** START OF STORED RECORDS **
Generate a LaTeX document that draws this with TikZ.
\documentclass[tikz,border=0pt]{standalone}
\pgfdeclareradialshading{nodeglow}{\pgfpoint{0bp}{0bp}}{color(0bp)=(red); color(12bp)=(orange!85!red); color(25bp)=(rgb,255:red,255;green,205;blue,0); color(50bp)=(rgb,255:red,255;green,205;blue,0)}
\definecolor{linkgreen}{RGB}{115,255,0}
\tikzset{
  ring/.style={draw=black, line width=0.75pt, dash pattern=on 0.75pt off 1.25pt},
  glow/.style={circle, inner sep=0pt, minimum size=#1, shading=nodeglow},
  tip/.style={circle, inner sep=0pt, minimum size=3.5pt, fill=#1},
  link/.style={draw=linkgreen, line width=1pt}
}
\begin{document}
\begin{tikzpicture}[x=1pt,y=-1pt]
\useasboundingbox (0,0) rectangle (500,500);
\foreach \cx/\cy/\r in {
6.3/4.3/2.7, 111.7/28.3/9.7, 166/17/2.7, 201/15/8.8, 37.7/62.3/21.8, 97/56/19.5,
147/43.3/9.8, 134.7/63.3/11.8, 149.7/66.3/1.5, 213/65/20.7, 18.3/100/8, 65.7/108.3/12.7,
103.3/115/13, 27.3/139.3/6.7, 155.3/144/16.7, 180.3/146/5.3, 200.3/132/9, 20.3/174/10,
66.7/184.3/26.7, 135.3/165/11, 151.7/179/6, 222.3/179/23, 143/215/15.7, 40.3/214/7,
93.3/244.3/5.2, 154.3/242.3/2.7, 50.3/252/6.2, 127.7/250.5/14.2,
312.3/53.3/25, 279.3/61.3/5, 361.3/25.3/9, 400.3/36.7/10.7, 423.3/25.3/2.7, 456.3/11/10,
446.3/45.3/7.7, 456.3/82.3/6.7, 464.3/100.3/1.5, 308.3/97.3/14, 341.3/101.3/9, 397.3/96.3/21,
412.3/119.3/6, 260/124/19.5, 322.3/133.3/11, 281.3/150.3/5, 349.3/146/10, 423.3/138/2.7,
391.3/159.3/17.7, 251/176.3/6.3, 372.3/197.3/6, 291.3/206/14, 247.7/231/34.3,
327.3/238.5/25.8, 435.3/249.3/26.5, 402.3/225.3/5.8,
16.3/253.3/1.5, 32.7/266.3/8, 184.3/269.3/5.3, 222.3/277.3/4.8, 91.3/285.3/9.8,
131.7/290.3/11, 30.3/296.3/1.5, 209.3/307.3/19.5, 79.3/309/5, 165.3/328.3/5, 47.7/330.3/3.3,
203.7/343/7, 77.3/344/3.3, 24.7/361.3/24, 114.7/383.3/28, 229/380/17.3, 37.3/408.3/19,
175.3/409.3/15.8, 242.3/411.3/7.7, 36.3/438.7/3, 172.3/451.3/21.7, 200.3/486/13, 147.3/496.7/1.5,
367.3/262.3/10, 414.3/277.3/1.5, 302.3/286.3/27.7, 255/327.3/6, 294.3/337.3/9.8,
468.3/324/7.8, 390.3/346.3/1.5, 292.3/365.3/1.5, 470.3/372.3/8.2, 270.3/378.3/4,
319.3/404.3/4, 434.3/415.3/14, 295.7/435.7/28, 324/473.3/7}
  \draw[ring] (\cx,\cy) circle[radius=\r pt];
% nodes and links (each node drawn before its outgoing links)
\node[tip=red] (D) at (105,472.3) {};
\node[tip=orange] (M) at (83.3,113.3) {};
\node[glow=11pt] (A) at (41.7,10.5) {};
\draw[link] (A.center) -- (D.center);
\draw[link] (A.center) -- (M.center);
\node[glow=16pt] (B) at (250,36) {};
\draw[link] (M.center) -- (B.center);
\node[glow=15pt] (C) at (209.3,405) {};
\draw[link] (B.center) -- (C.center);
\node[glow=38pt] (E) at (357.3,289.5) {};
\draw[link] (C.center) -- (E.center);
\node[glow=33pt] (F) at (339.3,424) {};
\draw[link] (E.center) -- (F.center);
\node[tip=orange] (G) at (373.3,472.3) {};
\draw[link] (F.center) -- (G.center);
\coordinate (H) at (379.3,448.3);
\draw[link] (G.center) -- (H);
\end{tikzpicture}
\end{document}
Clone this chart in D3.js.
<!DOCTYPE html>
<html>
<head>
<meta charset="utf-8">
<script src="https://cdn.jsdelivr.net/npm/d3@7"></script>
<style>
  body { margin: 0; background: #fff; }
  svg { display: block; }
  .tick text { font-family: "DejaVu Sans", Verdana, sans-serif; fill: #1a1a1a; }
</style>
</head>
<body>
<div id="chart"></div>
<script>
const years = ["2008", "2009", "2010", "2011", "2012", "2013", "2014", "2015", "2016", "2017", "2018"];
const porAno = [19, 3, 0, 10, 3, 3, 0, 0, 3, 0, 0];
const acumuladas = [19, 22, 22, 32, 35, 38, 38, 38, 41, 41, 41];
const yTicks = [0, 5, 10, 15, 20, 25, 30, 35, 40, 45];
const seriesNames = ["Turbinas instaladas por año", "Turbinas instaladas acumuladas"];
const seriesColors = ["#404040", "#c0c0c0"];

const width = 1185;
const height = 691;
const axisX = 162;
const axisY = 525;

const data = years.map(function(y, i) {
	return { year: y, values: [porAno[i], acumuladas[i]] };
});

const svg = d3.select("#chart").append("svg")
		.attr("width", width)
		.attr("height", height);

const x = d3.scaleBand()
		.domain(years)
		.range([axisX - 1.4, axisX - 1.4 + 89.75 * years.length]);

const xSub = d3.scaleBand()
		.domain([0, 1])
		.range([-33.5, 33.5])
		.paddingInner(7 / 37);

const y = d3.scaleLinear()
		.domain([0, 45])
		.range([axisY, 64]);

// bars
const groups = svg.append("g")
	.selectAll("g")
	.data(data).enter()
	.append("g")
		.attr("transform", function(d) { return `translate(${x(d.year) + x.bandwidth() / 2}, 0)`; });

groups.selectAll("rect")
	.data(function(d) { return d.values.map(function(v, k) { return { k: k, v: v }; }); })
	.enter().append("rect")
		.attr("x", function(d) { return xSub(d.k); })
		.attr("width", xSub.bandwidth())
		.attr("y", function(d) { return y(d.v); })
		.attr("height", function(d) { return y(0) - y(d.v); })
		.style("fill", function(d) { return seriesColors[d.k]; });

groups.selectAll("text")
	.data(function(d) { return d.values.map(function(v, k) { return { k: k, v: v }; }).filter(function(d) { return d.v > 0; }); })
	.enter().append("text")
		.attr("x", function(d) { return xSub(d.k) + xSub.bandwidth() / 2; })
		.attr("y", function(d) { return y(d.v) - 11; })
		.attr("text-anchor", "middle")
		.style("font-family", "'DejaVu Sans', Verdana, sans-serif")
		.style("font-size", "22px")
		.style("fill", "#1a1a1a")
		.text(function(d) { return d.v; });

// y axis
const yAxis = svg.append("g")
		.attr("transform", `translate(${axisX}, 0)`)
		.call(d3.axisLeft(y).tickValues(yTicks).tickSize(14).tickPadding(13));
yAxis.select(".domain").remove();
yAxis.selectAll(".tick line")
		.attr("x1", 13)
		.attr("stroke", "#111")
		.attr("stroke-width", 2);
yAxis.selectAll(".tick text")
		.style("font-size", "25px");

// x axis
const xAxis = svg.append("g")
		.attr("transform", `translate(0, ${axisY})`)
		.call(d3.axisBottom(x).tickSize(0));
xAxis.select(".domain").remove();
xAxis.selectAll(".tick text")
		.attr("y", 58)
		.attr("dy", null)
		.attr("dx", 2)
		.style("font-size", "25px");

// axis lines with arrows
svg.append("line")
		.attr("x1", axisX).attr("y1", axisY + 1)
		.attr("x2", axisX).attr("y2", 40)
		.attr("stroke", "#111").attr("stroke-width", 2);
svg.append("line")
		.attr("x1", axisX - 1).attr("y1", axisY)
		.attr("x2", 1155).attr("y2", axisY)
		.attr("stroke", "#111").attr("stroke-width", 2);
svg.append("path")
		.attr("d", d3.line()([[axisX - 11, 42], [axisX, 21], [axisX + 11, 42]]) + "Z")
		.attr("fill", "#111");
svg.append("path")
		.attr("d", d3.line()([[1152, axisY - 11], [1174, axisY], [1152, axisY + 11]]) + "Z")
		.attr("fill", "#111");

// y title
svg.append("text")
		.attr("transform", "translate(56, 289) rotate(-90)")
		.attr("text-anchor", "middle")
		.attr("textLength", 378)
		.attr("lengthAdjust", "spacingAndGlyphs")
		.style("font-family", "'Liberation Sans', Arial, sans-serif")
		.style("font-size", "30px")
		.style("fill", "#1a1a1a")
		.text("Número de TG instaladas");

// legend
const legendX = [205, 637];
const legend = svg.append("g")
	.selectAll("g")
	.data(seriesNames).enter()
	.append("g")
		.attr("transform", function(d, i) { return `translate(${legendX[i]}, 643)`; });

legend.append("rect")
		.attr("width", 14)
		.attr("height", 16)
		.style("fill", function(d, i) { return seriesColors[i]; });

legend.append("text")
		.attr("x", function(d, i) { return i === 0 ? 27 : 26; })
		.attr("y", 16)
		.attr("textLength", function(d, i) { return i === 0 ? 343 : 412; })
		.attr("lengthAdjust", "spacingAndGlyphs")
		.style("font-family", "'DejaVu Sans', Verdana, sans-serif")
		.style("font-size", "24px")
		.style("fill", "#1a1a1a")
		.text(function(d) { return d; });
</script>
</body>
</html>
** END OF STORED RECORDS **
** START OF STORED RECORDS **
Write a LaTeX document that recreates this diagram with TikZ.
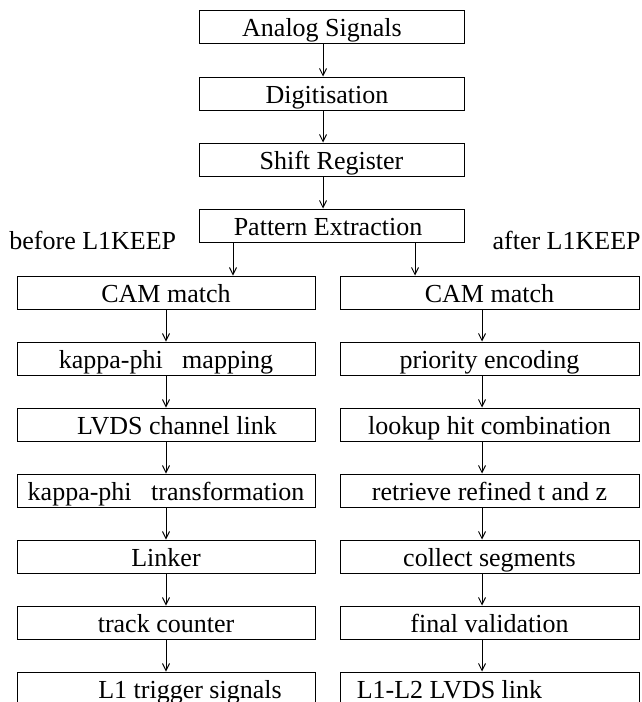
** END OF STORED RECORDS **
** START OF STORED RECORDS **
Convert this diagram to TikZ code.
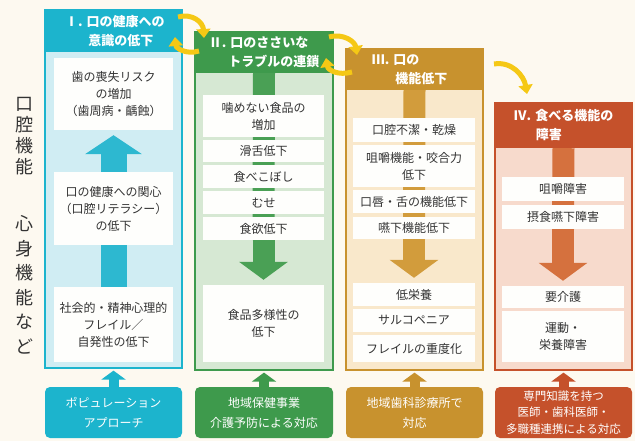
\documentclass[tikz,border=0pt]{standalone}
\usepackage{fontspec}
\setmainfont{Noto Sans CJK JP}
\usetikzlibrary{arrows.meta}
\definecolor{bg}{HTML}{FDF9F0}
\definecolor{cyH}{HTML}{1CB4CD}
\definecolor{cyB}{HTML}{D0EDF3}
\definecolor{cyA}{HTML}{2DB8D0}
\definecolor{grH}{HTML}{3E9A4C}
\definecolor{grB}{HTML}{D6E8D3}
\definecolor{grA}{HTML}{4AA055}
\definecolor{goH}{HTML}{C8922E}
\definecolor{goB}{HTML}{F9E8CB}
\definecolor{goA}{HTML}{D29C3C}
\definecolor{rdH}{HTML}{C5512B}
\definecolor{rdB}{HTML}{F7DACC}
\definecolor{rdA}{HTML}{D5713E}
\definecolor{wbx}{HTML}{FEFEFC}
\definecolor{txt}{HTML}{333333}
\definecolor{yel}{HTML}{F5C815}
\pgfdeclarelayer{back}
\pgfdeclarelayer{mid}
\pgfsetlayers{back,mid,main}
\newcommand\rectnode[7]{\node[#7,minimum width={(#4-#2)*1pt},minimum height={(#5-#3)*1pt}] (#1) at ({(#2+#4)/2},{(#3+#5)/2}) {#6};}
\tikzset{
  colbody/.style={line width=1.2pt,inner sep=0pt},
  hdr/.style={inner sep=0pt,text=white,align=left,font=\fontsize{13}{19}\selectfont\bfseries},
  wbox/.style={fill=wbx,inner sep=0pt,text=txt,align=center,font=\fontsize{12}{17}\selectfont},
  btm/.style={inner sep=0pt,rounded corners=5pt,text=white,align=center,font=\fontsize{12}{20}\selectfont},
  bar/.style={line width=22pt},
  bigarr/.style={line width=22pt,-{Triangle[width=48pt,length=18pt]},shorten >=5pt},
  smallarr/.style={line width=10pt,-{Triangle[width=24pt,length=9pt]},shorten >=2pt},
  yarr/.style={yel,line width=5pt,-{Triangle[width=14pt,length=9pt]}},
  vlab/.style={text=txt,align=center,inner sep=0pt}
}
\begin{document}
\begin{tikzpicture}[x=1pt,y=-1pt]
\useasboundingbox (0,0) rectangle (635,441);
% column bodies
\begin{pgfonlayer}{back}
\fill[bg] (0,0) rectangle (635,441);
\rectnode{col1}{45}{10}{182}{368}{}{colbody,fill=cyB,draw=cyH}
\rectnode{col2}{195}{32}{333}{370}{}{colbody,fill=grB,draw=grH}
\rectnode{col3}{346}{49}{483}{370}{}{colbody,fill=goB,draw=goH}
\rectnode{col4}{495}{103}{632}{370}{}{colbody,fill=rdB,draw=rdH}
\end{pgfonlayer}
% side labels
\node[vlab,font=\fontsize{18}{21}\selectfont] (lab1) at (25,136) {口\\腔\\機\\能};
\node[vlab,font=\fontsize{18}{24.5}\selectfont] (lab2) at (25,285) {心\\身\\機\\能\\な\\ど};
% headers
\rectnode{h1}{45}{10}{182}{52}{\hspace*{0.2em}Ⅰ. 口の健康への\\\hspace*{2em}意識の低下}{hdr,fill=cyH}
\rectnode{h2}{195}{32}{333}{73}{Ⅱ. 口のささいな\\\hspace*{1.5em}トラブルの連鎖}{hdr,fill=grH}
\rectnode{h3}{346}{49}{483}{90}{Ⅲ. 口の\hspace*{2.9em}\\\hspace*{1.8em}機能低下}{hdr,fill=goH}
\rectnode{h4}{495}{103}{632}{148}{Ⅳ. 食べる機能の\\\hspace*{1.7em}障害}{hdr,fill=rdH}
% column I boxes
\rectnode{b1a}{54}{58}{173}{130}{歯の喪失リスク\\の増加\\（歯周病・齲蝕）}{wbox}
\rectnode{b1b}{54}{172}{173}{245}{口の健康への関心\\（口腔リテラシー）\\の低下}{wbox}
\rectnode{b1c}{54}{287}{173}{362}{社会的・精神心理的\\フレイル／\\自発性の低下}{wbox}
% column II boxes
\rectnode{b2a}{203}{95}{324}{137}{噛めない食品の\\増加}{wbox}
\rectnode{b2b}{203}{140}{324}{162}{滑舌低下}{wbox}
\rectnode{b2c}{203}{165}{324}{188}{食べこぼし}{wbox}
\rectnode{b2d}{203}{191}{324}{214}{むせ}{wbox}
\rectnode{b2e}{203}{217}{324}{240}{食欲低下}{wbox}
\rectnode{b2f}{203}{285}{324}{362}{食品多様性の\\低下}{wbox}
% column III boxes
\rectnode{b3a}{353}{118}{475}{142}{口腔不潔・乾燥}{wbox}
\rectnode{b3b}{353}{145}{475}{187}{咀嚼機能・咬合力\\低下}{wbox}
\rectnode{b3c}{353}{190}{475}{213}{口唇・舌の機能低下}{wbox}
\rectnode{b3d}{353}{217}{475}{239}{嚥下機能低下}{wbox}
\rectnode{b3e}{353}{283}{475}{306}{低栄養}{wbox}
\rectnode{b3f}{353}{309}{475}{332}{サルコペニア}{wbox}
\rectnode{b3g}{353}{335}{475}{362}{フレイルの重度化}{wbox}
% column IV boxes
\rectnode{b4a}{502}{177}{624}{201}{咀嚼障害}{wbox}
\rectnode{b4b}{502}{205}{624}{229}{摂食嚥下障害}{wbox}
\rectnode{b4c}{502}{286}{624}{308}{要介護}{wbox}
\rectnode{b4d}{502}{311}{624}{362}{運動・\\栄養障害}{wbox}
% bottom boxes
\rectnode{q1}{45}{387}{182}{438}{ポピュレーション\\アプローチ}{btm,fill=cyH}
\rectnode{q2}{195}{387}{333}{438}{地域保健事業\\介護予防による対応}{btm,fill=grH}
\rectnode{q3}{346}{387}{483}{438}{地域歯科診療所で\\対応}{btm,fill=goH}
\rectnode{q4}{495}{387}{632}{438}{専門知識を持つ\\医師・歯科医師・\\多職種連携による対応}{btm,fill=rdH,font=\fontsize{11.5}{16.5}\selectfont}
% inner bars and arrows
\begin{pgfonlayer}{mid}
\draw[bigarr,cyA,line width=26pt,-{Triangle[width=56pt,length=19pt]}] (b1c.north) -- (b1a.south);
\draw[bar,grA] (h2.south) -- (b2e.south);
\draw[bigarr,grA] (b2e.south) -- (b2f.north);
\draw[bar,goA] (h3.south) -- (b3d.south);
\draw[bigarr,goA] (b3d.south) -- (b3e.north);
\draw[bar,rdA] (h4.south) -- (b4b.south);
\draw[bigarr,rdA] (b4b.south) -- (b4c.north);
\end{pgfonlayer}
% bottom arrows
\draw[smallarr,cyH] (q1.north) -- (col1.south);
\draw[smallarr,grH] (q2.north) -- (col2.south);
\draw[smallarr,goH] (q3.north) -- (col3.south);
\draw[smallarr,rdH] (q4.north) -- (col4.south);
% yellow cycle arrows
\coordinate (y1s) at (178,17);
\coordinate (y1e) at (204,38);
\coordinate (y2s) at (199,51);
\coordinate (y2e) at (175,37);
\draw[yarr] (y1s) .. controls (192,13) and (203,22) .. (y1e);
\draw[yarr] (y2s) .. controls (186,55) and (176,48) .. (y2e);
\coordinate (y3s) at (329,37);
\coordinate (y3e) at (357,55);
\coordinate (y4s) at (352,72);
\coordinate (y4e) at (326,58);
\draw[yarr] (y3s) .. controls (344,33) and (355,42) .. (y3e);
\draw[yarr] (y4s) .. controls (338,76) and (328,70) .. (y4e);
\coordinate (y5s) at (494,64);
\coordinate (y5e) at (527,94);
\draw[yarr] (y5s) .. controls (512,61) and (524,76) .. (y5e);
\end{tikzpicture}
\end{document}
** END OF STORED RECORDS **
» STATED EXERCISE
Within the data above, pick out all lines holding the word "diagram".

» THE RESPONSE
Write a LaTeX document that recreates this diagram with TikZ.
Convert this diagram to TikZ code.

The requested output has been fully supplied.